SUPPLIED DATA:
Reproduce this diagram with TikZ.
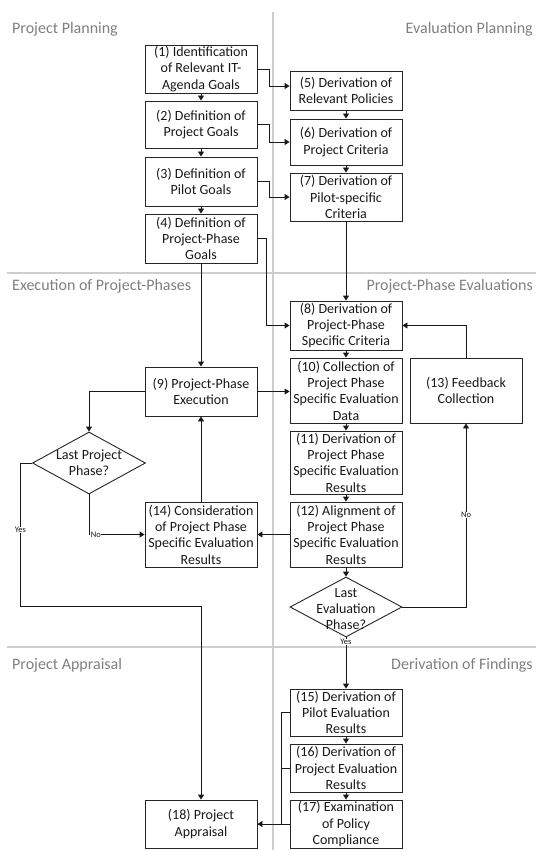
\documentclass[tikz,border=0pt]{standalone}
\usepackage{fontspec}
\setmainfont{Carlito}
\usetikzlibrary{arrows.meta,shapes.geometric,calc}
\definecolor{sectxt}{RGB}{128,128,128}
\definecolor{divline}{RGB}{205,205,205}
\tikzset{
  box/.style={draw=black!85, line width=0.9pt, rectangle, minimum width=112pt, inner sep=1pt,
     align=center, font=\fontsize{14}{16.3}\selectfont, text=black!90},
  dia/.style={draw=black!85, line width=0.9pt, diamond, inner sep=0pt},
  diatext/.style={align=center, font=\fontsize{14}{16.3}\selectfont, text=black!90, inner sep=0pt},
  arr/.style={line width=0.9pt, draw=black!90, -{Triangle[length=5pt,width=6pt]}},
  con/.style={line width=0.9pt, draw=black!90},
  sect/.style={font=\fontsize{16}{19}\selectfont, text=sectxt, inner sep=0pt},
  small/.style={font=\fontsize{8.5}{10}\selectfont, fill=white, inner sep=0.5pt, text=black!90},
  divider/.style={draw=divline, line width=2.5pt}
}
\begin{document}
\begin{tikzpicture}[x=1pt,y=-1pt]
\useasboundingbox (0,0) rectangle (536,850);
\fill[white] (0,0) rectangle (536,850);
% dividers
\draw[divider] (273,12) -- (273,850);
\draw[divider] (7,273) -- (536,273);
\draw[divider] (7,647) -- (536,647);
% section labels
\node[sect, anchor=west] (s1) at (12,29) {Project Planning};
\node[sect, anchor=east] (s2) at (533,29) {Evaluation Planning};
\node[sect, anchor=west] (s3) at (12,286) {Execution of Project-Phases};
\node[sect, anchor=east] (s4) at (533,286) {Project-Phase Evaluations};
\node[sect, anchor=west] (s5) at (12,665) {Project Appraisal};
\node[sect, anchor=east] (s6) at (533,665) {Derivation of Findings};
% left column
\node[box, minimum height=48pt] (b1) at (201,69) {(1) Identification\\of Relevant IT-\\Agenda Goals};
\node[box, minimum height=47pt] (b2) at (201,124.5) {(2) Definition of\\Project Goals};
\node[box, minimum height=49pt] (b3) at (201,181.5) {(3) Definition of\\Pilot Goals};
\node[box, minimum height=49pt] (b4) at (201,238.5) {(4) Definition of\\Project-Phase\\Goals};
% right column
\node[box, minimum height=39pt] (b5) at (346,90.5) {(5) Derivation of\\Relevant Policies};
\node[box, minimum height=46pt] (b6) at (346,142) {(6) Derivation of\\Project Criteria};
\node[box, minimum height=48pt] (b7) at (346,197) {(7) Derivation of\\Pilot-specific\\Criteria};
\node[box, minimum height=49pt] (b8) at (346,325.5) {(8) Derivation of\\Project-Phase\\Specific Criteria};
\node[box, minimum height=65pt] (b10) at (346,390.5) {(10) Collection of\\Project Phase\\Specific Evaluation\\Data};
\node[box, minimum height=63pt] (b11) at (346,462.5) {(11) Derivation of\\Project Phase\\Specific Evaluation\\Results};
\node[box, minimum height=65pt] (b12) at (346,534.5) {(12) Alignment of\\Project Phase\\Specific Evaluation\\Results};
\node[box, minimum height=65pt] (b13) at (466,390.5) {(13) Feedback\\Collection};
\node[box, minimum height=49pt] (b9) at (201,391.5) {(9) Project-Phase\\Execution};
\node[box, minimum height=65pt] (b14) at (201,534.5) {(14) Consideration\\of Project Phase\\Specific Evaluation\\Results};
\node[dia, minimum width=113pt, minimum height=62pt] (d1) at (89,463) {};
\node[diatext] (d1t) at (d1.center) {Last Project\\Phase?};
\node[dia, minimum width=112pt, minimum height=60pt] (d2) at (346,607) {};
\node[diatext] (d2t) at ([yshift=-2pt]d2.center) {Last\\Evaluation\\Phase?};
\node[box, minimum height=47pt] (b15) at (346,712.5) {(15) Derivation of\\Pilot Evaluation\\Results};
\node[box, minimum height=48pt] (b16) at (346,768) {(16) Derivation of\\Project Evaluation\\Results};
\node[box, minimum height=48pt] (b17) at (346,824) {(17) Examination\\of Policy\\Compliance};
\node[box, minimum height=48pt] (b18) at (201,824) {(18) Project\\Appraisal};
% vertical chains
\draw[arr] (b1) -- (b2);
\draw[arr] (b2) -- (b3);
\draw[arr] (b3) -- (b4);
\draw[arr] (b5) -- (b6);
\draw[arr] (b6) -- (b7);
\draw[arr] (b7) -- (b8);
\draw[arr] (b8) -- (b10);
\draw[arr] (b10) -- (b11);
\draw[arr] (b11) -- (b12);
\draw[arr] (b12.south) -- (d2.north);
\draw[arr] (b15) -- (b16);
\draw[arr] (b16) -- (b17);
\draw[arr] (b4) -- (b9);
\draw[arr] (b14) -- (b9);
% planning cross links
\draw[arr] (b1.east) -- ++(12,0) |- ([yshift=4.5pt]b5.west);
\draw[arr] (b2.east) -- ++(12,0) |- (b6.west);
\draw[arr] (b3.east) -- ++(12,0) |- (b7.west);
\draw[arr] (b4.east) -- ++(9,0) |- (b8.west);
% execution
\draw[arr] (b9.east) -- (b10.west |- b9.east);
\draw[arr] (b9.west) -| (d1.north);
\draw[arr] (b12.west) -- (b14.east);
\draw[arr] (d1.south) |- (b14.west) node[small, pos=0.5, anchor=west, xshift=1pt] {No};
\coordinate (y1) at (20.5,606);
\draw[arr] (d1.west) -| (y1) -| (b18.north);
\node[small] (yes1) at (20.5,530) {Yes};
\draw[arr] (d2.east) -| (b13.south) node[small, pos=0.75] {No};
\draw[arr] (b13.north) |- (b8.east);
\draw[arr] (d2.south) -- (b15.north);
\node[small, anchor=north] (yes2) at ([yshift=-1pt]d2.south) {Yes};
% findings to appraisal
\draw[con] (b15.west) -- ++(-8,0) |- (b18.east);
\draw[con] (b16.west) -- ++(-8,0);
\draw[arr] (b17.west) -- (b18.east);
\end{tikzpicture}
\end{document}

WORK REQUIRED: Without the pictures, output the full listing exactly as it stands.

CORRECT RESPONSE:
Reproduce this diagram with TikZ.
\documentclass[tikz,border=0pt]{standalone}
\usepackage{fontspec}
\setmainfont{Carlito}
\usetikzlibrary{arrows.meta,shapes.geometric,calc}
\definecolor{sectxt}{RGB}{128,128,128}
\definecolor{divline}{RGB}{205,205,205}
\tikzset{
  box/.style={draw=black!85, line width=0.9pt, rectangle, minimum width=112pt, inner sep=1pt,
     align=center, font=\fontsize{14}{16.3}\selectfont, text=black!90},
  dia/.style={draw=black!85, line width=0.9pt, diamond, inner sep=0pt},
  diatext/.style={align=center, font=\fontsize{14}{16.3}\selectfont, text=black!90, inner sep=0pt},
  arr/.style={line width=0.9pt, draw=black!90, -{Triangle[length=5pt,width=6pt]}},
  con/.style={line width=0.9pt, draw=black!90},
  sect/.style={font=\fontsize{16}{19}\selectfont, text=sectxt, inner sep=0pt},
  small/.style={font=\fontsize{8.5}{10}\selectfont, fill=white, inner sep=0.5pt, text=black!90},
  divider/.style={draw=divline, line width=2.5pt}
}
\begin{document}
\begin{tikzpicture}[x=1pt,y=-1pt]
\useasboundingbox (0,0) rectangle (536,850);
\fill[white] (0,0) rectangle (536,850);
% dividers
\draw[divider] (273,12) -- (273,850);
\draw[divider] (7,273) -- (536,273);
\draw[divider] (7,647) -- (536,647);
% section labels
\node[sect, anchor=west] (s1) at (12,29) {Project Planning};
\node[sect, anchor=east] (s2) at (533,29) {Evaluation Planning};
\node[sect, anchor=west] (s3) at (12,286) {Execution of Project-Phases};
\node[sect, anchor=east] (s4) at (533,286) {Project-Phase Evaluations};
\node[sect, anchor=west] (s5) at (12,665) {Project Appraisal};
\node[sect, anchor=east] (s6) at (533,665) {Derivation of Findings};
% left column
\node[box, minimum height=48pt] (b1) at (201,69) {(1) Identification\\of Relevant IT-\\Agenda Goals};
\node[box, minimum height=47pt] (b2) at (201,124.5) {(2) Definition of\\Project Goals};
\node[box, minimum height=49pt] (b3) at (201,181.5) {(3) Definition of\\Pilot Goals};
\node[box, minimum height=49pt] (b4) at (201,238.5) {(4) Definition of\\Project-Phase\\Goals};
% right column
\node[box, minimum height=39pt] (b5) at (346,90.5) {(5) Derivation of\\Relevant Policies};
\node[box, minimum height=46pt] (b6) at (346,142) {(6) Derivation of\\Project Criteria};
\node[box, minimum height=48pt] (b7) at (346,197) {(7) Derivation of\\Pilot-specific\\Criteria};
\node[box, minimum height=49pt] (b8) at (346,325.5) {(8) Derivation of\\Project-Phase\\Specific Criteria};
\node[box, minimum height=65pt] (b10) at (346,390.5) {(10) Collection of\\Project Phase\\Specific Evaluation\\Data};
\node[box, minimum height=63pt] (b11) at (346,462.5) {(11) Derivation of\\Project Phase\\Specific Evaluation\\Results};
\node[box, minimum height=65pt] (b12) at (346,534.5) {(12) Alignment of\\Project Phase\\Specific Evaluation\\Results};
\node[box, minimum height=65pt] (b13) at (466,390.5) {(13) Feedback\\Collection};
\node[box, minimum height=49pt] (b9) at (201,391.5) {(9) Project-Phase\\Execution};
\node[box, minimum height=65pt] (b14) at (201,534.5) {(14) Consideration\\of Project Phase\\Specific Evaluation\\Results};
\node[dia, minimum width=113pt, minimum height=62pt] (d1) at (89,463) {};
\node[diatext] (d1t) at (d1.center) {Last Project\\Phase?};
\node[dia, minimum width=112pt, minimum height=60pt] (d2) at (346,607) {};
\node[diatext] (d2t) at ([yshift=-2pt]d2.center) {Last\\Evaluation\\Phase?};
\node[box, minimum height=47pt] (b15) at (346,712.5) {(15) Derivation of\\Pilot Evaluation\\Results};
\node[box, minimum height=48pt] (b16) at (346,768) {(16) Derivation of\\Project Evaluation\\Results};
\node[box, minimum height=48pt] (b17) at (346,824) {(17) Examination\\of Policy\\Compliance};
\node[box, minimum height=48pt] (b18) at (201,824) {(18) Project\\Appraisal};
% vertical chains
\draw[arr] (b1) -- (b2);
\draw[arr] (b2) -- (b3);
\draw[arr] (b3) -- (b4);
\draw[arr] (b5) -- (b6);
\draw[arr] (b6) -- (b7);
\draw[arr] (b7) -- (b8);
\draw[arr] (b8) -- (b10);
\draw[arr] (b10) -- (b11);
\draw[arr] (b11) -- (b12);
\draw[arr] (b12.south) -- (d2.north);
\draw[arr] (b15) -- (b16);
\draw[arr] (b16) -- (b17);
\draw[arr] (b4) -- (b9);
\draw[arr] (b14) -- (b9);
% planning cross links
\draw[arr] (b1.east) -- ++(12,0) |- ([yshift=4.5pt]b5.west);
\draw[arr] (b2.east) -- ++(12,0) |- (b6.west);
\draw[arr] (b3.east) -- ++(12,0) |- (b7.west);
\draw[arr] (b4.east) -- ++(9,0) |- (b8.west);
% execution
\draw[arr] (b9.east) -- (b10.west |- b9.east);
\draw[arr] (b9.west) -| (d1.north);
\draw[arr] (b12.west) -- (b14.east);
\draw[arr] (d1.south) |- (b14.west) node[small, pos=0.5, anchor=west, xshift=1pt] {No};
\coordinate (y1) at (20.5,606);
\draw[arr] (d1.west) -| (y1) -| (b18.north);
\node[small] (yes1) at (20.5,530) {Yes};
\draw[arr] (d2.east) -| (b13.south) node[small, pos=0.75] {No};
\draw[arr] (b13.north) |- (b8.east);
\draw[arr] (d2.south) -- (b15.north);
\node[small, anchor=north] (yes2) at ([yshift=-1pt]d2.south) {Yes};
% findings to appraisal
\draw[con] (b15.west) -- ++(-8,0) |- (b18.east);
\draw[con] (b16.west) -- ++(-8,0);
\draw[arr] (b17.west) -- (b18.east);
\end{tikzpicture}
\end{document}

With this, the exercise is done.